With that he started to sing, “Praise God,” and the Christians joined him. It was not a song of despair or fear or sadness. It was a praise to God, a song of Christ’s victory, a hymn of confidence. Across the centuries comes the theme “I’ll sing, not cry.”
Weeping may endure for the night. Our human emotions sometimes need a release. But joy comes in the morning!
An earthly light has gone out, but where ______________________ is, no earthly light is needed. The glory of God, shining brighter than the sun, is her radiance, and her face is now glistening in that glorious light!

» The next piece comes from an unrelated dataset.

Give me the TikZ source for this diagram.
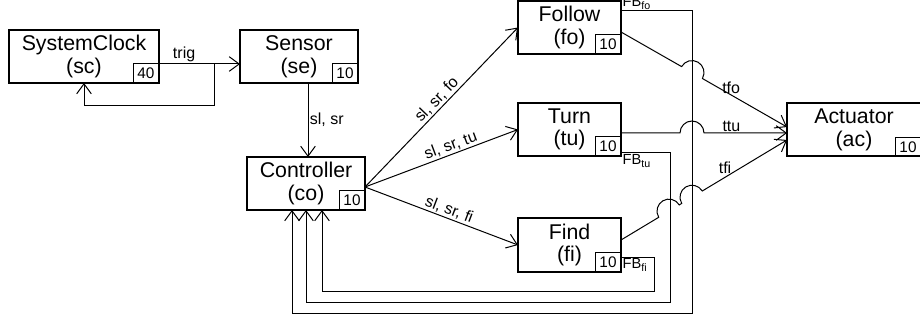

So we come to the end of a journey; it is a good day. An earthly journey has ended. A heavenly residence has been established.
What is our hope?
What is our confidence?
What is our expectation?
1 Corinthians 15:50-56
Now this I say, brethren, that flesh and blood cannot inherit the kingdom of God; neither doth corruption inherit incorruption. Behold, I shew you a mystery; We shall not all sleep, but we shall all be changed, In a moment, in the twinkling of an eye, at the last trump: for the trumpet shall sound, and the dead shall be raised incorruptible, and we shall be changed. For this corruptible must put on incorruption, and this mortal [must] put on immortality. So when this corruptible shall have put on incorruption, and this mortal shall have put on immortality, then shall be brought to pass the saying that is written, Death is swallowed up in victory. O death, where [is] thy sting? O grave, where [is] thy victory? The sting of death [is] sin; and the strength of sin [is] the law. But thanks [be] to God, which giveth us the victory through our Lord Jesus Christ.